A study presented at the annual American Society of Reproductive Medicine conference, which looked into the psychological motivations of women choosing to freeze their eggs for social reasons, showed that 40 per cent were prepared to be single mothers using their frozen eggs. Study leader Alan Copperman, of Reproductive Medicine Associates in New York, said that for the participants, 'cryo-preservation meant the freedom to wait, and to not settle for a mate because they were in a rush to conceive'. Just 20 per cent of the 20 women in the study said they would not consider having them fertilised with donor sperm, if they failed to find a suitable partner in time.
Last month, fertility experts gave a lecture at a British Fertility Society conference recommending women over 35 to consider freezing their eggs. Other fertility experts hit back, saying women should not be encouraged to freeze their eggs for 'social reasons' and the procedure, being in its infancy, still has a poor success rate.

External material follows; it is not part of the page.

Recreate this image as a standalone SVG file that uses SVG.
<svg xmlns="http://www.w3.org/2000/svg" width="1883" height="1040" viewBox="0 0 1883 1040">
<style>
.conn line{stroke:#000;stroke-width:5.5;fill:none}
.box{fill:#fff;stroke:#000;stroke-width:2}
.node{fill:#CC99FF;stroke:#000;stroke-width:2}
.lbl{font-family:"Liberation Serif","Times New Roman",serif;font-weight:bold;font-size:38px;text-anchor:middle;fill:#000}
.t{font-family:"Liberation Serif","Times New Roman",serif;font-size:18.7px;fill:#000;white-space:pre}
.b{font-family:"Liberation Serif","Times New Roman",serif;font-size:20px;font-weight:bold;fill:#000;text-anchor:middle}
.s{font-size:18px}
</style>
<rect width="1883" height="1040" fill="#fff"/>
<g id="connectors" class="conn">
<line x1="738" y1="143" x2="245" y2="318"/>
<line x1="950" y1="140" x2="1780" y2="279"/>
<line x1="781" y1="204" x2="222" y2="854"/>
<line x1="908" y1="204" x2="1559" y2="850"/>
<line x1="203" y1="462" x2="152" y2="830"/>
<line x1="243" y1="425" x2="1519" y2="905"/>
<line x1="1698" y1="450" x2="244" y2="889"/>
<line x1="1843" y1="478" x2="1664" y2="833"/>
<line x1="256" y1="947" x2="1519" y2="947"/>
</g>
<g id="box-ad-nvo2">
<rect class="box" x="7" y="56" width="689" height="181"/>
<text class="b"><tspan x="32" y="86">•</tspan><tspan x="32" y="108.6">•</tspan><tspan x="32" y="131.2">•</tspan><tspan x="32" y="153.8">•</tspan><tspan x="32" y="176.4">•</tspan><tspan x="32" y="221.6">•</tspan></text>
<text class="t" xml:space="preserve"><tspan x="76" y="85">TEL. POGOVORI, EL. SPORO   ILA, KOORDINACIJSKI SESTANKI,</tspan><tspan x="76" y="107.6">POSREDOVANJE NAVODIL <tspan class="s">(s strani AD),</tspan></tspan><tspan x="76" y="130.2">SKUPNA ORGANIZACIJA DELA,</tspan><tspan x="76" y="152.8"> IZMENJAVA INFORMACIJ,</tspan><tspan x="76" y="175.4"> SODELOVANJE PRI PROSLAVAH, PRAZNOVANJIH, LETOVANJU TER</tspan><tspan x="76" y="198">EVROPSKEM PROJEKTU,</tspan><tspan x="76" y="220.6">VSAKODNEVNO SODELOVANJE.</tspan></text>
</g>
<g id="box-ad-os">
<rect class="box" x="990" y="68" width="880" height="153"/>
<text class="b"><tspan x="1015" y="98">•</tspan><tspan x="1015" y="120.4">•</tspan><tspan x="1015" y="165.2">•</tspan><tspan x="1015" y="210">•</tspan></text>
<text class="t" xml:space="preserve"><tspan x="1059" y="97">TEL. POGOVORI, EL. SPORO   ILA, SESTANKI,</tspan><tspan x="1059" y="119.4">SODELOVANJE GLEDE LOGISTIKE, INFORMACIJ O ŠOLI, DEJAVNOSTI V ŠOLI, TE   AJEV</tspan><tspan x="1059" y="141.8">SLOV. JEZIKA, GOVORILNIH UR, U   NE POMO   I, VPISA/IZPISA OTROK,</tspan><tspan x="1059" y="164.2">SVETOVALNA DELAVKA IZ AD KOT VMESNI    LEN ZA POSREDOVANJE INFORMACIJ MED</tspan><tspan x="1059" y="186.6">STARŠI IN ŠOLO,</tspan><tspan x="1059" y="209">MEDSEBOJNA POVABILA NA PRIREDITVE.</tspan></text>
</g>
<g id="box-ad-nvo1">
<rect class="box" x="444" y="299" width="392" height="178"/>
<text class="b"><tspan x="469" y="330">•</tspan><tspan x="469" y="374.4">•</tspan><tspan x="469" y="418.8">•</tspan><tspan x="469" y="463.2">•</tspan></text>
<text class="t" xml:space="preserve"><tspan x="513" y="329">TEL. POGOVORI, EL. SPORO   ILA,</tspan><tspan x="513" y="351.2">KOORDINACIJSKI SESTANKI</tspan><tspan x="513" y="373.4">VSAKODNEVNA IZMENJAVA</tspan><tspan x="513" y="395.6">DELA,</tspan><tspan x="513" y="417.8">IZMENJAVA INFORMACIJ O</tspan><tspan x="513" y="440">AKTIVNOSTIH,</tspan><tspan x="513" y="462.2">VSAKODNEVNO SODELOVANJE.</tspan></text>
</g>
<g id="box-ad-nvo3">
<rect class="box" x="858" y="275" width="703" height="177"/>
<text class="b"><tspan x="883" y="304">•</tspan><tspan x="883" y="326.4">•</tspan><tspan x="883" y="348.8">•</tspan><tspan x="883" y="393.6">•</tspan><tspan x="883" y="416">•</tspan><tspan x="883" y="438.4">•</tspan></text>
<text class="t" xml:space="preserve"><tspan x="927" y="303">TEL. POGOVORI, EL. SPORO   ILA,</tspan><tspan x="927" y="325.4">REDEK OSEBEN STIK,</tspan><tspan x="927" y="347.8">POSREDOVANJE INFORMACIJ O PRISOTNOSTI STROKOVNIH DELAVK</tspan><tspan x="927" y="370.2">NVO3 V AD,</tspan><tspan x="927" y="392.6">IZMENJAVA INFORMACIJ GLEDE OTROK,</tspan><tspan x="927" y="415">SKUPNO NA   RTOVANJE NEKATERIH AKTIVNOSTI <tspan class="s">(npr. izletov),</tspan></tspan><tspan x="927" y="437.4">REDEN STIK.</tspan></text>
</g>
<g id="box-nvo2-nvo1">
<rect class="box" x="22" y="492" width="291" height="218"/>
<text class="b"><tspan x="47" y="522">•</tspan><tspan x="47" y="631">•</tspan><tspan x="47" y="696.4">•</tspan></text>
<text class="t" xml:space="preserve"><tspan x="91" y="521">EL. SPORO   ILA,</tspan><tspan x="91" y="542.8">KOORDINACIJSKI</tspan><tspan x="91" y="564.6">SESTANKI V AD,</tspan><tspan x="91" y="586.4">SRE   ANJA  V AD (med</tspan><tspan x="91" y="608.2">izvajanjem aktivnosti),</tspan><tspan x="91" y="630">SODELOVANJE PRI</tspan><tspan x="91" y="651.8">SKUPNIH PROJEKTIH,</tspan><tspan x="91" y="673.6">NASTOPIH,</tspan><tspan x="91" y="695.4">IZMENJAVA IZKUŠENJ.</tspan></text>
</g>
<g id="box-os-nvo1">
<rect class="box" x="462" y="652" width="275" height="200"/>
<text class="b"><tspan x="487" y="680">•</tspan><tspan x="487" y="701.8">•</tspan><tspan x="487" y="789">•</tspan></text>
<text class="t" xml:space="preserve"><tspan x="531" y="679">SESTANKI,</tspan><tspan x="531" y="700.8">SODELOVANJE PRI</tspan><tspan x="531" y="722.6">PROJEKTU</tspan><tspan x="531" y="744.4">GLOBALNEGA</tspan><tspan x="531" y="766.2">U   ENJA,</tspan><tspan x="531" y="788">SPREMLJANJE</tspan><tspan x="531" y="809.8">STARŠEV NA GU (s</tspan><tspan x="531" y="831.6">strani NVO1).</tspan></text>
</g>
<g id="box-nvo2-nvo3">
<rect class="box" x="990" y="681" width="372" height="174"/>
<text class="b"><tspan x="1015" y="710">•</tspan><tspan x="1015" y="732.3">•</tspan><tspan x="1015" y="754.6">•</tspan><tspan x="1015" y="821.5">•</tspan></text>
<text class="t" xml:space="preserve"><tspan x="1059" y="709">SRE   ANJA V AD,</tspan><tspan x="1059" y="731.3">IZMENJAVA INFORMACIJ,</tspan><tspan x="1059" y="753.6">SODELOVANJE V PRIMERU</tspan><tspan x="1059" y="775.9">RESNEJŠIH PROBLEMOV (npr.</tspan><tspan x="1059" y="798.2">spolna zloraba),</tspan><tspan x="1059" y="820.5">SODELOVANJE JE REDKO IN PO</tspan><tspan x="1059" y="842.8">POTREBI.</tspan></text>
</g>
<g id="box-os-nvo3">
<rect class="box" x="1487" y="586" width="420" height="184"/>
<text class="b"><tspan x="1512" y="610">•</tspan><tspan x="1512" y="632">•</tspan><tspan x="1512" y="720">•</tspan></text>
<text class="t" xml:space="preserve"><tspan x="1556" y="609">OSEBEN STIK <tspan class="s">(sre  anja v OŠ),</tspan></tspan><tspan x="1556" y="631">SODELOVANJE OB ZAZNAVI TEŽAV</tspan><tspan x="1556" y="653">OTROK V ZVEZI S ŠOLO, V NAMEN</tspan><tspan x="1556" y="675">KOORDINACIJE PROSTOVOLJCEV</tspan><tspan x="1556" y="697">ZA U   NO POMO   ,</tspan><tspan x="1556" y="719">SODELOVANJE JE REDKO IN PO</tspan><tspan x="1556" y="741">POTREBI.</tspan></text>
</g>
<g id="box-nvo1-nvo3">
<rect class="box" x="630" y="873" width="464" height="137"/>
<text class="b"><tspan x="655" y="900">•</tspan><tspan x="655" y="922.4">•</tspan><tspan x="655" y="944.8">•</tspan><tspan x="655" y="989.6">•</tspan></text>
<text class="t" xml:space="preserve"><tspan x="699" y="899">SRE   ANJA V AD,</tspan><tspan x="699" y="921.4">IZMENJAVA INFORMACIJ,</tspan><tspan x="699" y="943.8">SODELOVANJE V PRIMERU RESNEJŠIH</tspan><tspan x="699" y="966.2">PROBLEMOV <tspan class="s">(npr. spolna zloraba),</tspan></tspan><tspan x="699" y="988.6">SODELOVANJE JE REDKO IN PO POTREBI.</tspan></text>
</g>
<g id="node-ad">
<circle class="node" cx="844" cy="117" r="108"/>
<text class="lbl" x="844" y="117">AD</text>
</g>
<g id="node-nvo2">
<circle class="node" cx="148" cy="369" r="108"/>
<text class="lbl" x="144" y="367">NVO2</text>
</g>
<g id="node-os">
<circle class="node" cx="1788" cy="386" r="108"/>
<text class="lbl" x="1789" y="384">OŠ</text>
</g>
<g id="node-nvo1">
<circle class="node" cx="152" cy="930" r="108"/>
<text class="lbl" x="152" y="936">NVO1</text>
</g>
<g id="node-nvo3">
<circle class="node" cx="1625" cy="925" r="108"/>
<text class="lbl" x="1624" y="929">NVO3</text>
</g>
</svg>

In related news from the conference, a US fertility specialist said that the UK should consider paying women to donate eggs for use in fertility treatments. David Adamson, president elect of the ASRM, said that current payments in Britain were inadequate. He told delegates that an increased amount of compensation would make more people want to donate eggs, adding 'I don't know if it's the best tool, but it's definitely a tool, it needs to be looked at'. In the US, clinics pay women up to $10,000 per cycle of egg donation, and few centres have waiting lists for treatment with donated eggs. More than twice the number of IVF treatment cycles using donated eggs are carried per head in the US, compared to the number carried out in the UK.
Last October, the UK's Human Fertilisation and Embryology Authority (HFEA) published the results of its sperm, egg and embryo donation (SEED) review, which included a survey of UK clinics and a review of current scientific and clinical evidence in this area. The report concluded that sperm and egg donors may be compensated for loss of earnings up to a maximum of £250 for each 'course' of sperm donation, or each cycle of egg donation. Before that, egg and sperm donors both received £15, plus 'reasonable expenses'.

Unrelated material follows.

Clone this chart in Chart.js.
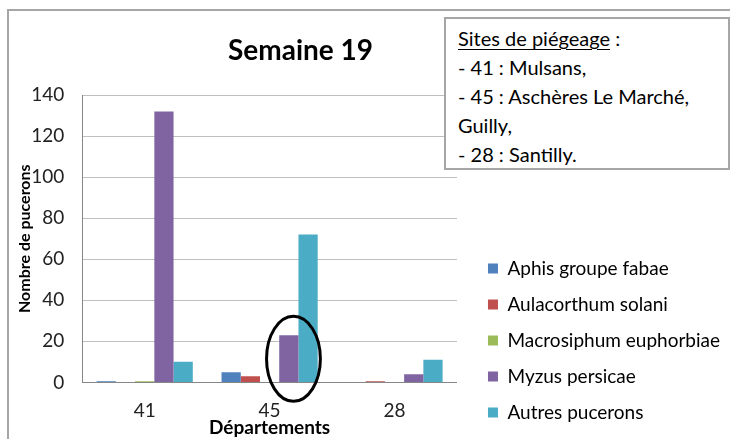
<!DOCTYPE html>
<html>
<head>
<meta charset="utf-8">
<script src="https://cdn.jsdelivr.net/npm/chart.js@4/dist/chart.umd.min.js"></script>
<style>
  body { margin: 0; background: #fff; }
  #wrap { position: relative; width: 730px; height: 439px; overflow: hidden; }
  #frame { position: absolute; left: 7px; top: 9px; width: 800px; height: 500px;
           border-left: 2px solid #a6a6a6; border-top: 2px solid #a6a6a6; }
  #note { position: absolute; left: 444px; top: 17px; width: 266px; height: 140px;
          border: 2px solid #a6a6a6; background: #fff; padding: 5px 4px 4px 12px;
          font-family: Lato, sans-serif; font-size: 20px; line-height: 29px; color: #000; }
  #note u { text-decoration-thickness: 1px; text-underline-offset: 3px; }
  canvas { position: absolute; left: 0; top: 0; }
</style>
</head>
<body>
<div id="wrap">
  <div id="frame"></div>
  <canvas id="chart" width="730" height="439"></canvas>
  <div id="note">
    <u>Sites de piégeage</u> :<br>
    - 41 : Mulsans,<br>
    - 45 : Aschères Le Marché,<br>
    Guilly,<br>
    - 28 : Santilly.
  </div>
</div>
<script>
"use strict";

const departements = ["41", "45", "28"];
const aphisFabae = [0.5, 5, 0];
const aulacorthumSolani = [0, 3, 0.5];
const macrosiphumEuphorbiae = [0.5, 0, 0];
const myzusPersicae = [132, 23, 4];
const autresPucerons = [10, 72, 11];
const yTicks = [0, 20, 40, 60, 80, 100, 120, 140];

const font = "Lato";

// blank box between the plot and the legend
const gapBox = {
  id: "gapBox",
  beforeInit(chart) {
    Chart.layouts.addBox(chart, {
      position: "right",
      weight: 500,
      fullSize: false,
      options: {},
      width: 0,
      height: 0,
      isHorizontal() { return false; },
      update(maxWidth, maxHeight) {
        this.width = 14;
        this.height = maxHeight;
      },
      draw() {}
    });
  }
};

// title drawn by hand, it is not centred in the original
const titlePlugin = {
  id: "titlePlugin",
  afterDraw(chart) {
    const ctx = chart.ctx;
    ctx.save();
    ctx.font = "bold 28px " + font;
    ctx.fillStyle = "#000";
    ctx.textAlign = "left";
    ctx.textBaseline = "alphabetic";
    ctx.fillText("Semaine 19", 228, 60);
    ctx.restore();
  }
};

// black ellipse round the Myzus / Autres bars of 45
const ellipse = {
  id: "ellipse",
  afterDatasetsDraw(chart) {
    const m = chart.getDatasetMeta(3).data[1];
    const a = chart.getDatasetMeta(4).data[1];
    const y0 = chart.scales.y.getPixelForValue(0);
    const cx = (m.x + a.x) / 2 - 5;
    const cy = (y0 + m.y) / 2;
    const ctx = chart.ctx;
    ctx.save();
    ctx.beginPath();
    ctx.ellipse(cx, cy, m.width * 1.4, (y0 - m.y) * 0.9, 0, 0, Math.PI * 2);
    ctx.lineWidth = 3;
    ctx.strokeStyle = "#000";
    ctx.stroke();
    ctx.restore();
  }
};

const ctx = document.getElementById("chart");
const myChart = new Chart(ctx, {
  type: "bar",
  data: {
    labels: departements,
    datasets: [
      { label: "Aphis groupe fabae", data: aphisFabae, backgroundColor: "#4f81bd" },
      { label: "Aulacorthum solani", data: aulacorthumSolani, backgroundColor: "#c0504d" },
      { label: "Macrosiphum euphorbiae", data: macrosiphumEuphorbiae, backgroundColor: "#9bbb59" },
      { label: "Myzus persicae", data: myzusPersicae, backgroundColor: "#8064a2" },
      { label: "Autres pucerons", data: autresPucerons, backgroundColor: "#4bacc6" }
    ]
  },
  options: {
    responsive: false,
    animation: false,
    categoryPercentage: 0.77,
    barPercentage: 1,
    layout: { padding: { left: 15, top: 95, right: 0, bottom: 0 } },
    plugins: {
      legend: {
        position: "right",
        align: "end",
        maxWidth: 300,
        labels: {
          boxWidth: 10,
          boxHeight: 10,
          padding: 17,
          color: "#000",
          font: { family: font, size: 19 }
        }
      },
      tooltip: { enabled: false }
    },
    scales: {
      x: {
        grid: { display: false, drawTicks: false },
        border: { color: "#868686" },
        ticks: { color: "#222", padding: 17, font: { family: font, size: 19 } },
        title: {
          display: true,
          text: "Départements",
          color: "#000",
          padding: { top: -23, bottom: 0 },
          font: { family: font, size: 19, weight: "bold" }
        }
      },
      y: {
        min: 0,
        max: 140,
        afterBuildTicks(axis) {
          axis.ticks = yTicks.map(v => ({ value: v }));
        },
        grid: { color: "#bfbfbf", drawTicks: false },
        border: { color: "#868686" },
        ticks: { color: "#222", padding: 18, font: { family: font, size: 19 } },
        title: {
          display: true,
          text: "Nombre de pucerons",
          color: "#000",
          padding: { top: 0, bottom: -21 },
          font: { family: font, size: 16, weight: "bold" }
        }
      }
    }
  },
  plugins: [gapBox, titlePlugin, ellipse]
});
</script>
</body>
</html>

The report rejected one option set out in its consultation document, which would have allowed egg donors to be paid a maximum of £1000. However, it did conclude that 'egg sharing' - in which women donate some of their eggs in return for subsidised or free fertility treatment - should be permitted. HFEA spokesman John Paul Maytum told the Times newspaper last week that the authority had no plans to review the limit.